Since the Coalition government and Labor opposition conspired to enact crisis resolution powers for the bank regulator, the Australian Prudential Regulation Authority (APRA), there has been a concerted campaign to cover up the true nature of the law. The media mostly ignored it and the underhanded way it was passed—with only eight out of 76 senators present, no recorded vote, and while senators intending to amend the bill to explicitly exclude deposits were out of the chamber. The government, opposition, and bank regulator APRA all denied it was a bail-in law that applied to deposits. Meanwhile, the CEC, DFA’s Martin North and economist John Adams have continued to expose the law, and recruit public support to the fight to stop it. In October 2018 one Liberal Party politician, Senator Amanda Stoker, broke ranks and admitted it is a bail-in law.
S&P supports the bubble
S&P Global Ratings used tortured logic to justify its assessment that the Australian government would bail out, rather than bail in, failing banks. James Eyers reported in the 9 April Australian Financial Review: “S&P Global Ratings says there’s a one-in-three chance it will cut its assessment of government support of the major banks in a financial crisis, a move that would trigger a downgrade to their credit ratings and push up the cost of funding. “But for now, the international ratings agency says it believes both major political parties will ‘continue to hold a pragmatic view’ that a taxpayer-funded bailout of any major banks would be more likely to maintain financial system and economic stability than forcing losses onto bond holders.” Why did S&P hedge its bets on whether there would be taxpayer support of the banks? Because APRA is pushing Australia’s banks to increase their total loss-absorbing capacity (TLAC), which is part of the Bank for International Settlements-based Financial Stability Board’s requirement for banks to be able to be bailed in. TLAC is the total size of the financial buffer that banks maintain to absorb losses before going bankrupt, and includes equity capital (shares); so-called bail-in bonds a.k.a. hybrid securities that convert to shares; and unsecured, uninsured creditor claims, including deposits. APRA has asked the banks to sell an extra $75 billion in bail-in bonds, which the banks are complaining is difficult as investors are less likely to buy knowing the risks.
This means that S&P knows that Australia has bail-in measures in place; indeed, S&P foreshadowed that “we see some ambiguity in future policy direction on this matter”. However, despite all of these caveats, the ratings agency didn’t want to come out and say Australia has bail-in, because bail-in is supposed to be a substitute for bailouts. If Australia has bail-in, S&P would have to change its classification of the Australian government from “highly supportive” to just “supportive”, which would be saying that the government is less likely to provide financial support to a failing bank.

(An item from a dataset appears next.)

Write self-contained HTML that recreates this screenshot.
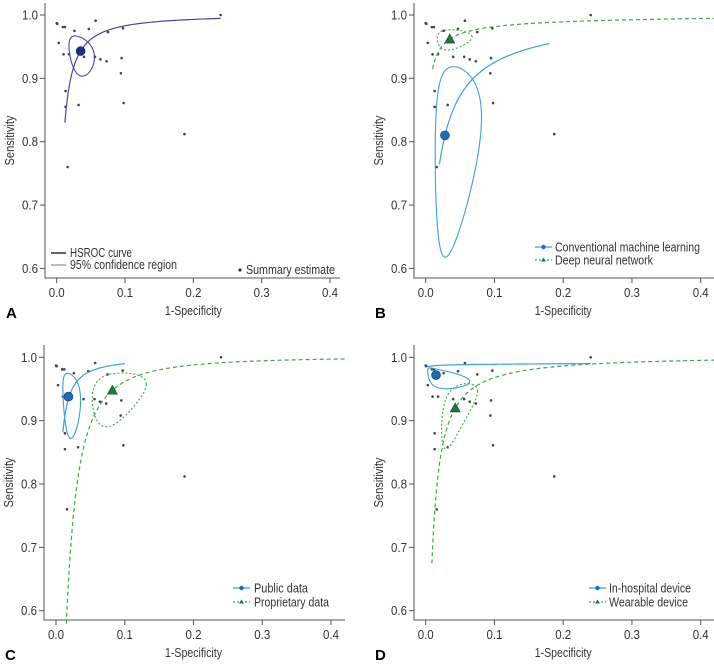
<!DOCTYPE html>
<html><head><meta charset="utf-8">
<style>
html,body{margin:0;padding:0;background:#fff;}
svg{display:block;font-family:"Liberation Sans Narrow","Liberation Sans",sans-serif;}
text{fill:#333;}
</style></head>
<body>
<svg id="chart" width="714" height="664" viewBox="0 0 714 664"></svg>
<script>
// Study-level data (1-specificity, sensitivity)
const studyFpr  = [0.0,0.001,0.009,0.012,0.026,0.047,0.057,0.003,0.010,0.018,0.040,0.056,0.064,0.073,0.075,0.097,0.094,0.095,0.013,0.013,0.032,0.098,0.187,0.240,0.016];
const studySens = [0.987,0.986,0.981,0.981,0.975,0.978,0.991,0.956,0.938,0.938,0.934,0.934,0.930,0.927,0.973,0.979,0.908,0.932,0.880,0.855,0.858,0.861,0.812,1.000,0.760];
const xTicks = [0.0,0.1,0.2,0.3,0.4];
const yTicks = [0.6,0.7,0.8,0.9,1.0];
const xTickLabels = ["0.0","0.1","0.2","0.3","0.4"];
const yTickLabels = ["0.6","0.7","0.8","0.9","1.0"];
// Groups: summary points
const groupNames   = ["overall","conventional-ml","deep-neural-network","public-data","proprietary-data","in-hospital-device","wearable-device"];
const summaryFpr   = [0.035,0.028,0.035,0.018,0.082,0.015,0.043];
const summarySens  = [0.943,0.810,0.962,0.938,0.948,0.972,0.920];
// HSROC curve: logit(se) = a + b*logit(fpr), over fpr range
const curveA    = [6.508,4.25,5.45,6.97,6.43,4.70,5.76];
const curveB    = [1.116,0.79,0.67,1.08,1.46,0.09,1.07];
const curveFrom = [0.012,0.02,0.01,0.01,0.015,0.003,0.009];
const curveTo   = [0.24,0.18,0.42,0.10,0.42,0.24,0.42];
// Confidence region (ellipse in logit space): centre, radii, correlation
const ellCx  = [0.0317,0.034,0.034,0.019,0.084,0.014,0.042];
const ellCy  = [0.943,0.81,0.964,0.942,0.947,0.971,0.921];
const ellRx  = [0.58,0.92,0.72,0.65,0.50,1.57,0.62];
const ellRy  = [0.57,0.97,0.45,0.87,0.79,0.56,0.68];
const ellRho = [-0.3,0.2,0.1,-0.2,0.3,-0.5,0.6];

const svg = document.getElementById('chart');
const NS = 'http://www.w3.org/2000/svg';
function mk(tag, attrs, parent){const e=document.createElementNS(NS,tag);for(const k in attrs)e.setAttribute(k,attrs[k]);(parent||svg).appendChild(e);return e;}
const logit=p=>Math.log(p/(1-p)), inv=l=>1/(1+Math.exp(-l));

const panels = [
 {id:'a',letter:'A',x0:56.7,xs:683.25,y1:15,ys:633.5,axL:45,axB:278,axT:3,axR:340,groups:[0],styles:['purple']},
 {id:'b',letter:'B',x0:425.7,xs:687.5,y1:15,ys:633.5,axL:414,axB:278,axT:3,axR:714,groups:[1,2],styles:['blue','green']},
 {id:'c',letter:'C',x0:56,xs:687.5,y1:357.3,ys:633.5,axL:44,axB:620,axT:345,axR:345,groups:[3,4],styles:['blue','green']},
 {id:'d',letter:'D',x0:425.7,xs:687.5,y1:357.3,ys:633.5,axL:414,axB:620,axT:345,axR:714,groups:[5,6],styles:['blue','green']}
];
const styleDef={
 purple:{stroke:'#4b46a6',dash:null,edash:null,fill:'#262a78'},
 blue:{stroke:'#3ba0de',dash:null,edash:null,fill:'#1f6cb3'},
 green:{stroke:'#3ea84a',dash:'4,3',edash:'2,2',fill:'#1c7a3c'}
};
function fit(t,len){t.setAttribute('textLength',len);t.setAttribute('lengthAdjust','spacingAndGlyphs');}

panels.forEach(p=>{
  const g=mk('g',{});
  
  
  const X=v=>p.x0+v*p.xs, Y=v=>p.y1+(1-v)*p.ys;
  const ax=mk('path',{d:`M${p.axL},${p.axT}V${p.axB}H${p.axR}`,fill:'none',stroke:'#555','stroke-width':1},g);
  
  
  xTicks.forEach((t,i)=>{
    mk('line',{x1:X(t),x2:X(t),y1:p.axB,y2:p.axB+5,stroke:'#555'},g);
    const tx=mk('text',{x:X(t),y:p.axB+19,'text-anchor':'middle','font-size':13},g);
    tx.textContent=xTickLabels[i];
    fit(tx,16);
    
    
  });
  yTicks.forEach((t,i)=>{
    mk('line',{x1:p.axL-5,x2:p.axL,y1:Y(t),y2:Y(t),stroke:'#555'},g);
    const tx=mk('text',{x:p.axL-7,y:Y(t)+4.5,'text-anchor':'end','font-size':13},g);
    tx.textContent=yTickLabels[i];
    fit(tx,16);
    
    
  });
  const xt=mk('text',{x:X(0.2),y:p.axB+37,'text-anchor':'middle','font-size':12.5},g);
  xt.textContent='1-Specificity';
  fit(xt,57);
  
  
  const yc=(p.axT+p.axB)/2;
  const yt=mk('text',{x:p.axL-31,y:yc,'text-anchor':'middle','font-size':12.5,transform:`rotate(-90 ${p.axL-31} ${yc})`},g);
  yt.textContent='Sensitivity';
  fit(yt,50);
  
  
  const lt=mk('text',{x:p.axL-39,y:p.axB+40,'font-size':15,'font-weight':'bold','font-family':'Liberation Sans, sans-serif'},g);
  lt.textContent=p.letter;
  lt.style.fill='#000';
  
  
  studyFpr.forEach((f,i)=>{
    const c=mk('circle',{cx:X(f),cy:Y(studySens[i]),r:1.3,fill:'#444'},g);
    
    
  });
  p.groups.forEach((gi,k)=>{
    const st=styleDef[p.styles[k]];
    let d='';
    const l0=logit(curveFrom[gi]), l1=logit(curveTo[gi]);
    for(let s=0;s<=120;s++){
      const lf=l0+(l1-l0)*s/120;
      const f=inv(lf), se=inv(curveA[gi]+curveB[gi]*lf);
      d+=(s?'L':'M')+X(f).toFixed(2)+','+Y(se).toFixed(2);
    }
    const cv=mk('path',{d,fill:'none',stroke:st.stroke,'stroke-width':1.2},g);
    if(st.dash)cv.setAttribute('stroke-dasharray',st.dash);
    
    
    let e='';
    const cx=logit(ellCx[gi]), cy=logit(ellCy[gi]), r=ellRho[gi], q=Math.sqrt(1-r*r);
    for(let s=0;s<=160;s++){
      const t=2*Math.PI*s/160;
      const lx=cx+ellRx[gi]*Math.cos(t);
      const ly=cy+ellRy[gi]*(r*Math.cos(t)+q*Math.sin(t));
      e+=(s?'L':'M')+X(inv(lx)).toFixed(2)+','+Y(inv(ly)).toFixed(2);
    }
    const el=mk('path',{d:e+'Z',fill:'none',stroke:st.stroke,'stroke-width':1.1},g);
    if(st.edash)el.setAttribute('stroke-dasharray',st.edash);
    
    
    const sx=X(summaryFpr[gi]), sy=Y(summarySens[gi]);
    let m;
    if(p.styles[k]==='green'){
      m=mk('path',{d:`M${sx},${sy-5}L${sx+5},${sy+4}L${sx-5},${sy+4}Z`,fill:st.fill,stroke:'#0d4a22','stroke-width':0.6},g);
    }else{
      m=mk('circle',{cx:sx,cy:sy,r:4.5,fill:st.fill,stroke:'#103a6a','stroke-width':0.6},g);
    }
    
    
  });
});

function legText(x,y,s,name,len){const t=mk('text',{x,y,'font-size':12.5});t.textContent=s;fit(t,len);return t;}
// Panel A
mk('line',{x1:51,x2:66,y1:253,y2:253,stroke:'#111','stroke-width':1.3});
legText(70,257,'HSROC curve','legend-hsroc-curve',62);
mk('line',{x1:51,x2:66,y1:265,y2:265,stroke:'#555','stroke-width':0.8});
legText(70,269,'95% confidence region','legend-confidence-region',107);
mk('circle',{cx:240,cy:270,r:1.6,fill:'#262a78'});
legText(246,274,'Summary estimate','legend-summary-estimate',89);
// Panel B
mk('line',{x1:535,x2:552,y1:247,y2:247,stroke:'#3ba0de','stroke-width':1.2});
mk('circle',{cx:543.5,cy:247,r:2.2,fill:'#1f6cb3'});
legText(555,251.5,'Conventional machine learning','legend-conventional-ml',145);
mk('line',{x1:535,x2:552,y1:260,y2:260,stroke:'#3ea84a','stroke-width':1.2,'stroke-dasharray':'2,2'});
mk('path',{d:'M543.5,257.5L546,261.5L541,261.5Z',fill:'#1c7a3c'});
legText(555,264.5,'Deep neural network','legend-deep-neural-network',98);
// Panel C
mk('line',{x1:233,x2:250,y1:588,y2:588,stroke:'#3ba0de','stroke-width':1.2});
mk('circle',{cx:241.5,cy:588,r:2.2,fill:'#1f6cb3'});
legText(254,592.5,'Public data','legend-public-data',54);
mk('line',{x1:233,x2:250,y1:602,y2:602,stroke:'#3ea84a','stroke-width':1.2,'stroke-dasharray':'2,2'});
mk('path',{d:'M241.5,599.5L244,603.5L239,603.5Z',fill:'#1c7a3c'});
legText(254,606.5,'Proprietary data','legend-proprietary-data',75);
// Panel D
mk('line',{x1:589,x2:606,y1:588,y2:588,stroke:'#3ba0de','stroke-width':1.2});
mk('circle',{cx:597.5,cy:588,r:2.2,fill:'#1f6cb3'});
legText(609,592.5,'In-hospital device','legend-in-hospital-device',82);
mk('line',{x1:589,x2:606,y1:602,y2:602,stroke:'#3ea84a','stroke-width':1.2,'stroke-dasharray':'2,2'});
mk('path',{d:'M597.5,599.5L600,603.5L595,603.5Z',fill:'#1c7a3c'});
legText(609,606.5,'Wearable device','legend-wearable-device',79);
</script>
</body></html>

“The classification is important”, James Eyers explained, “because such a reduction in perceived supportiveness would trigger a cut to the credit ratings on all four of the major banks by one notch, to ‘A+’ from ‘AA-’. That would be likely to make it more expensive for banks to borrow from offshore investors who would build in a higher risk premium into bank bonds. That could increase interest rates across the economy, if banks passed those higher funding costs onto customers.”
And there you have it—if S&P officially acknowledged bail-in, it would have to downgrade the credit ratings of Australia’s banks which would push up interest rates. There’s no doubt that S&P, APRA, the Reserve Bank of Australia (RBA) and the banks all know that that would set off carnage in the already-plunging housing market. Already there are frantic calls for the RBA to cut interest rates further to save the bubble and the over-exposed banks, and signs that the RBA is preparing to do that. Right now Australia’s financial authorities are doing everything in their power to ensure there are no rate rises.
So the question is, would S&P give a fake credit rating to help support a speculative bubble? Of course it would, which was one of the causes of the 2008 global financial crisis. In a memorable scene in the movie The Big Short, S&P’s eye-shade-wearing representative justified giving banks triple-A ratings for worthless mortgage-backed securities: “If we don’t give them the ratings they’ll go to Moody’s, right down the block”, she whined.
It is therefore farcical that Ian Rogers of Banking Day would seize on this S&P analysis to attack the CEC and DFA for stating that Australia has bail-in. Rogers, a former AFR editor, wrote: “These facts have so far made no difference to the animated protests that the absolute opposite is the truth, that claim being a passionate belief of the eccentric campaigners from the Citizens Electoral Council—one often endorsed by their publicist at one banking industry blog [DFA]. In short, there is no bail-in power of any type provided for under Australian law....” This is patently false, but to admit otherwise would risk imploding the banking system.